Python高级应用程序设计任务

时间：2019-12-19 09:26:30 阅读：98 评论：0 收藏：0 [点我收藏+]

标签：png 源代码 hand app host 内容 sam target int

一、主题式网络爬虫设计方案（15分）
1.主题式网络爬虫名称

51Job一线城市程序员岗位爬虫
2.主题式网络爬虫爬取的内容与数据特征分析

2.1爬取内容：

岗位、公司、薪酬范围、工作经验要求、学历、地区、公司规模、公司类型

2.2数据特征分析：

针对就职城市做一个柱状图分析
3.主题式网络爬虫设计方案概述（包括实现思路与技术难点）

实现思路：

使用requests库爬取数据

使用pymysql进行数据处理

使用matplotlib模块实现数据可视化

技术难点：

模拟浏览器访问招聘网爬取数据

对繁杂的数据进行清洗，获取有效数据

二、主题页面的结构特征分析（15分）
1.主题页面的结构特征

页面的结构大体为包含搜索的顶部标题栏、包含筛选条件的职位展示列表、和网站信息的底部栏，我们所需要的数据包含于dw_wp的中间结构

技术图片

2.Htmls页面解析

技术图片

我们所需要的数据包含于dw_wp盒子的dw_table部分，以列表表格形式展示招聘信息，在el标签的子标签以t1~t5提供我们需要的职位、公司名、工作地点、薪资、发布时间的数据，我们针对该结构来构思爬取数据的方法

3.节点（标签）查找方法与遍历方法
（必要时画出节点树结构）

def sub_page(self, href):
        try:
            response = self.response_handler(href)
            resp = response.text
            html = etree.HTML(resp)

            div = html.xpath("//div[@class=‘cn‘]")
            if len(div) > 0:
                div = div[0]
            else:
                return None
            wages = div.xpath(".//strong/text()")
            if len(wages) > 0:
                wages = str(wages[0])

                if wages[-1].endswith("元") or wages.endswith("年") or wages.find("千") != -1:
                    return None
                min_wage = wages.split("-")[0]
                min_wage = float(min_wage) * 10000
                max_wage = wages.split("-")[1]
                if max_wage.find("万") != -1:
                    i = max_wage.index("万")
                    max_wage = float(max_wage[0:i]) * 10000
                else:
                    return None

            else:
                return None
            title = div.xpath(".//p[@class=‘msg ltype‘]/text()")
            city = re.sub("\\n|\\t|\\r|\\xa0", "", title[0])
            experience = re.sub("\\n|\\t|\\r|\\xa0", "", title[1])
            education = re.sub("\\n|\\t|\\r|\\xa0", "", title[2])
            post = div.xpath(".//h1/@title")[0]
            company = div.xpath(".//p[@class=‘cname‘]/a/@title")[0]
            scale = html.xpath("//div[@class=‘com_tag‘]/p/@title")[1]
            nature = html.xpath("//div[@class=‘com_tag‘]/p/@title")[0]

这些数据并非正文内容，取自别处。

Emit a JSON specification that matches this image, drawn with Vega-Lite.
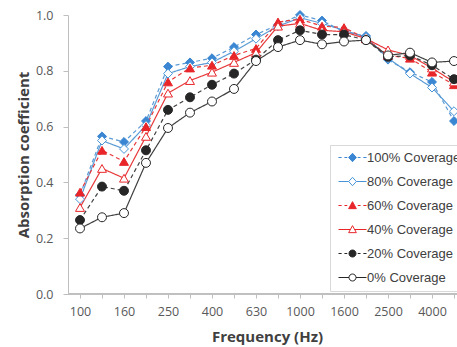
{
  "$schema": "https://vega.github.io/schema/vega-lite/v6.json",
  "autosize": "none",
  "width": 389,
  "height": 279,
  "padding": {"left": 68, "top": 15, "right": 0, "bottom": 53},
  "background": "white",
  "config": {"view": {"stroke": null}, "font": "Open Sans"},
  "data": {"values": [
    {"f":"100","s":"100% Coverage","v":0.355},{"f":"125","s":"100% Coverage","v":0.565},{"f":"160","s":"100% Coverage","v":0.545},{"f":"200","s":"100% Coverage","v":0.62},{"f":"250","s":"100% Coverage","v":0.815},{"f":"315","s":"100% Coverage","v":0.83},{"f":"400","s":"100% Coverage","v":0.845},{"f":"500","s":"100% Coverage","v":0.885},{"f":"630","s":"100% Coverage","v":0.93},{"f":"800","s":"100% Coverage","v":0.965},{"f":"1000","s":"100% Coverage","v":1.0},{"f":"1250","s":"100% Coverage","v":0.98},{"f":"1600","s":"100% Coverage","v":0.94},{"f":"2000","s":"100% Coverage","v":0.925},{"f":"2500","s":"100% Coverage","v":0.84},{"f":"3150","s":"100% Coverage","v":0.795},{"f":"4000","s":"100% Coverage","v":0.76},{"f":"5000","s":"100% Coverage","v":0.62},
    {"f":"100","s":"80% Coverage","v":0.34},{"f":"125","s":"80% Coverage","v":0.55},{"f":"160","s":"80% Coverage","v":0.52},{"f":"200","s":"80% Coverage","v":0.605},{"f":"250","s":"80% Coverage","v":0.79},{"f":"315","s":"80% Coverage","v":0.815},{"f":"400","s":"80% Coverage","v":0.83},{"f":"500","s":"80% Coverage","v":0.87},{"f":"630","s":"80% Coverage","v":0.915},{"f":"800","s":"80% Coverage","v":0.96},{"f":"1000","s":"80% Coverage","v":0.99},{"f":"1250","s":"80% Coverage","v":0.97},{"f":"1600","s":"80% Coverage","v":0.945},{"f":"2000","s":"80% Coverage","v":0.92},{"f":"2500","s":"80% Coverage","v":0.845},{"f":"3150","s":"80% Coverage","v":0.79},{"f":"4000","s":"80% Coverage","v":0.74},{"f":"5000","s":"80% Coverage","v":0.655},
    {"f":"100","s":"60% Coverage","v":0.365},{"f":"125","s":"60% Coverage","v":0.515},{"f":"160","s":"60% Coverage","v":0.475},{"f":"200","s":"60% Coverage","v":0.6},{"f":"250","s":"60% Coverage","v":0.76},{"f":"315","s":"60% Coverage","v":0.81},{"f":"400","s":"60% Coverage","v":0.82},{"f":"500","s":"60% Coverage","v":0.855},{"f":"630","s":"60% Coverage","v":0.88},{"f":"800","s":"60% Coverage","v":0.975},{"f":"1000","s":"60% Coverage","v":0.985},{"f":"1250","s":"60% Coverage","v":0.96},{"f":"1600","s":"60% Coverage","v":0.955},{"f":"2000","s":"60% Coverage","v":0.915},{"f":"2500","s":"60% Coverage","v":0.855},{"f":"3150","s":"60% Coverage","v":0.845},{"f":"4000","s":"60% Coverage","v":0.795},{"f":"5000","s":"60% Coverage","v":0.75},
    {"f":"100","s":"40% Coverage","v":0.31},{"f":"125","s":"40% Coverage","v":0.45},{"f":"160","s":"40% Coverage","v":0.415},{"f":"200","s":"40% Coverage","v":0.565},{"f":"250","s":"40% Coverage","v":0.72},{"f":"315","s":"40% Coverage","v":0.765},{"f":"400","s":"40% Coverage","v":0.795},{"f":"500","s":"40% Coverage","v":0.83},{"f":"630","s":"40% Coverage","v":0.865},{"f":"800","s":"40% Coverage","v":0.96},{"f":"1000","s":"40% Coverage","v":0.97},{"f":"1250","s":"40% Coverage","v":0.945},{"f":"1600","s":"40% Coverage","v":0.94},{"f":"2000","s":"40% Coverage","v":0.915},{"f":"2500","s":"40% Coverage","v":0.875},{"f":"3150","s":"40% Coverage","v":0.855},{"f":"4000","s":"40% Coverage","v":0.81},{"f":"5000","s":"40% Coverage","v":0.76},
    {"f":"100","s":"20% Coverage","v":0.265},{"f":"125","s":"20% Coverage","v":0.385},{"f":"160","s":"20% Coverage","v":0.37},{"f":"200","s":"20% Coverage","v":0.515},{"f":"250","s":"20% Coverage","v":0.66},{"f":"315","s":"20% Coverage","v":0.705},{"f":"400","s":"20% Coverage","v":0.75},{"f":"500","s":"20% Coverage","v":0.79},{"f":"630","s":"20% Coverage","v":0.84},{"f":"800","s":"20% Coverage","v":0.91},{"f":"1000","s":"20% Coverage","v":0.945},{"f":"1250","s":"20% Coverage","v":0.93},{"f":"1600","s":"20% Coverage","v":0.93},{"f":"2000","s":"20% Coverage","v":0.91},{"f":"2500","s":"20% Coverage","v":0.85},{"f":"3150","s":"20% Coverage","v":0.855},{"f":"4000","s":"20% Coverage","v":0.82},{"f":"5000","s":"20% Coverage","v":0.77},
    {"f":"100","s":"0% Coverage","v":0.235},{"f":"125","s":"0% Coverage","v":0.275},{"f":"160","s":"0% Coverage","v":0.29},{"f":"200","s":"0% Coverage","v":0.47},{"f":"250","s":"0% Coverage","v":0.595},{"f":"315","s":"0% Coverage","v":0.65},{"f":"400","s":"0% Coverage","v":0.69},{"f":"500","s":"0% Coverage","v":0.735},{"f":"630","s":"0% Coverage","v":0.835},{"f":"800","s":"0% Coverage","v":0.885},{"f":"1000","s":"0% Coverage","v":0.91},{"f":"1250","s":"0% Coverage","v":0.895},{"f":"1600","s":"0% Coverage","v":0.905},{"f":"2000","s":"0% Coverage","v":0.91},{"f":"2500","s":"0% Coverage","v":0.855},{"f":"3150","s":"0% Coverage","v":0.865},{"f":"4000","s":"0% Coverage","v":0.83},{"f":"5000","s":"0% Coverage","v":0.835}
  ]},
  "layer": [
    {
      "mark": {"type": "rule", "color": "#bfbfbf", "strokeWidth": 1},
      "encoding": {"y": {"datum": 0, "type": "quantitative", "scale": {"domain": [0, 1]}}}
    },
    {
      "mark": {"type": "line", "strokeWidth": 1.2},
      "encoding": {
        "x": {"field": "f", "type": "ordinal",
          "scale": {"type": "point", "domain": ["100","125","160","200","250","315","400","500","630","800","1000","1250","1600","2000","2500","3150","4000","5000"], "range": [12, 386], "padding": 0},
          "axis": {"title": "Frequency (Hz)", "titleFont": "Open Sans", "titleFontWeight": "bold", "titleFontSize": 15, "titleColor": "#404040", "titlePadding": 12,
            "labelFont": "Open Sans", "labelFontSize": 12.5, "labelColor": "#595959", "labelAngle": 0, "labelPadding": 7, "labelOverlap": false,
            "labelExpr": "indexof(['100','160','250','400','630','1000','1600','2500','4000'], datum.label) >= 0 ? datum.label : ''",
            "tickSize": 4, "tickColor": "#bfbfbf", "domain": false, "grid": false}},
        "y": {"field": "v", "type": "quantitative", "scale": {"domain": [0, 1]},
          "axis": {"title": "Absorption coefficient", "titleFont": "Open Sans", "titleFontWeight": "bold", "titleFontSize": 15, "titleColor": "#404040", "titlePadding": 4,
            "labelFont": "Open Sans", "labelFontSize": 12.5, "labelColor": "#595959", "labelPadding": 10, "format": ".1f",
            "values": [0, 0.2, 0.4, 0.6, 0.8, 1.0], "tickSize": 5, "tickColor": "#bfbfbf", "domainColor": "#bfbfbf", "gridColor": "#e3e3e3"}},
        "color": {"field": "s", "type": "nominal",
          "scale": {"domain": ["100% Coverage","80% Coverage","60% Coverage","40% Coverage","20% Coverage","0% Coverage"], "range": ["#5b9bd5","#5b9bd5","#e8393b","#e8393b","#404040","#404040"]}, "legend": null},
        "strokeDash": {"field": "s", "type": "nominal",
          "scale": {"domain": ["100% Coverage","80% Coverage","60% Coverage","40% Coverage","20% Coverage","0% Coverage"], "range": [[4,3],[1,0],[4,3],[1,0],[4,3],[1,0]]}, "legend": null}
      }
    },
    {
      "mark": {"type": "point", "filled": true, "opacity": 1, "size": 80, "strokeWidth": 1},
      "encoding": {
        "x": {"field": "f", "type": "ordinal"},
        "y": {"field": "v", "type": "quantitative"},
        "shape": {"field": "s", "type": "nominal",
          "scale": {"domain": ["100% Coverage","80% Coverage","60% Coverage","40% Coverage","20% Coverage","0% Coverage"], "range": ["diamond","diamond","triangle-up","triangle-up","circle","circle"]}, "legend": null},
        "fill": {"field": "s", "type": "nominal",
          "scale": {"domain": ["100% Coverage","80% Coverage","60% Coverage","40% Coverage","20% Coverage","0% Coverage"], "range": ["#3a86d2","#ffffff","#e8262a","#ffffff","#262626","#ffffff"]}, "legend": null},
        "stroke": {"field": "s", "type": "nominal",
          "scale": {"domain": ["100% Coverage","80% Coverage","60% Coverage","40% Coverage","20% Coverage","0% Coverage"], "range": ["#3a86d2","#4a95d8","#e8262a","#e8262a","#262626","#262626"]}, "legend": null}
      }
    },
    {
      "transform": [{"filter": "false"}],
      "mark": {"type": "point", "filled": true, "opacity": 1, "size": 49, "strokeWidth": 1},
      "encoding": {
        "shape": {"field": "s", "type": "nominal",
          "scale": {"domain": ["100% Coverage","80% Coverage","60% Coverage","40% Coverage","20% Coverage","0% Coverage"],
            "range": [
              "M-4,0H-3.1M-2.3,0H-1.5M1.5,0H2.3M3.1,0H4M0,-1.2L1.1,0L0,1.2L-1.1,0Z",
              "M-4,0H-1.1M1.1,0H4M0,-1.2L1.1,0L0,1.2L-1.1,0Z",
              "M-4,0H-3.1M-2.3,0H-1.5M1.5,0H2.3M3.1,0H4M0,-1.1L1.1,0.9L-1.1,0.9Z",
              "M-4,0H-0.6M0.6,0H4M0,-1.1L1.1,0.9L-1.1,0.9Z",
              "M-4,0H-3.1M-2.3,0H-1.5M1.5,0H2.3M3.1,0H4M-1,0A1,1,0,1,0,1,0A1,1,0,1,0,-1,0Z",
              "M-4,0H-1M1,0H4M-1,0A1,1,0,1,0,1,0A1,1,0,1,0,-1,0Z"
            ]},
          "legend": {"orient": "none", "legendX": 262, "legendY": 130, "title": null, "padding": 6, "fillColor": "white", "strokeColor": "#d9d9d9",
            "symbolSize": 49, "symbolOffset": 10, "labelOffset": 8, "rowPadding": 10, "symbolStrokeWidth": 1, "symbolOpacity": 1,
            "labelFont": "Liberation Sans", "labelFontSize": 13, "labelColor": "#404040", "labelLimit": 300}},
        "fill": {"field": "s", "type": "nominal",
          "scale": {"domain": ["100% Coverage","80% Coverage","60% Coverage","40% Coverage","20% Coverage","0% Coverage"], "range": ["#3a86d2","#ffffff","#e8262a","#ffffff","#262626","#ffffff"]},
          "legend": {"orient": "none", "legendX": 262, "legendY": 130, "title": null, "padding": 6, "fillColor": "white", "strokeColor": "#d9d9d9",
            "symbolSize": 49, "symbolOffset": 10, "labelOffset": 8, "rowPadding": 10, "symbolStrokeWidth": 1, "symbolOpacity": 1,
            "labelFont": "Liberation Sans", "labelFontSize": 13, "labelColor": "#404040", "labelLimit": 300}},
        "stroke": {"field": "s", "type": "nominal",
          "scale": {"domain": ["100% Coverage","80% Coverage","60% Coverage","40% Coverage","20% Coverage","0% Coverage"], "range": ["#3a86d2","#4a95d8","#e8262a","#e8262a","#262626","#262626"]},
          "legend": {"orient": "none", "legendX": 262, "legendY": 130, "title": null, "padding": 6, "fillColor": "white", "strokeColor": "#d9d9d9",
            "symbolSize": 49, "symbolOffset": 10, "labelOffset": 8, "rowPadding": 10, "symbolStrokeWidth": 1, "symbolOpacity": 1,
            "labelFont": "Liberation Sans", "labelFontSize": 13, "labelColor": "#404040", "labelLimit": 300}}
      }
    }
  ],
  "resolve": {"scale": {"shape": "independent", "fill": "independent", "stroke": "independent"}}
}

            item = {"min_wages": min_wage, "max_wages": max_wage, "experience": experience, "education": education,
                    "city": city, "post": post, "company": company, "scale": scale, "nature": nature}
            return item
        except Exception:
            return None

三、网络爬虫程序设计（60分）
爬虫程序主体要包括以下各部分，要附源代码及较详细注释，并在每部分程序后面提供输出结果的截图。
1.数据爬取与采集

#导入包
import requests
import re
from lxml import etree
import pymysql
import time

#模仿浏览器访问目标地址
class crawl():
    #标识请求头
    def __init__(self):
        self.headers = {
            "user-agent": "Mozilla/5.0 (Windows NT 10.0; Win64; x64) AppleWebKit/537.36 (KHTML, like Gecko) "
                          "Chrome/71.0.3578.98 Safari/537.36",
            "Host": "search.51job.com",
            "Referer": "https://www.51job.com/",
            "Upgrade-Insecure-Requests": "1",
            "Cookie": "guid=667fe7f59e43e367a18efcf690e3d464; "
                      "slife=lowbrowser%3Dnot%26%7C%26lastlogindate%3D20190412%26%7C%26; "
                      "adv=adsnew%3D0%26%7C%26adsnum%3D2004282%26%7C%26adsresume%3D1%26%7C%26adsfrom%3Dhttps%253A"
                      "%252F%252Fsp0.baidu.com%252F9q9JcDHa2gU2pMbgoY3K%252Fadrc.php%253Ft"
                      "%253D06KL00c00fDewkY0gPN900uiAsa4XQKT00000c6R7dC00000v47CS_"
                      ".THLZ_Q5n1VeHksK85HRsnj0snjckgv99UdqsusK15HbLPvFBPWcYnj0snAPWnAn0IHYYn1"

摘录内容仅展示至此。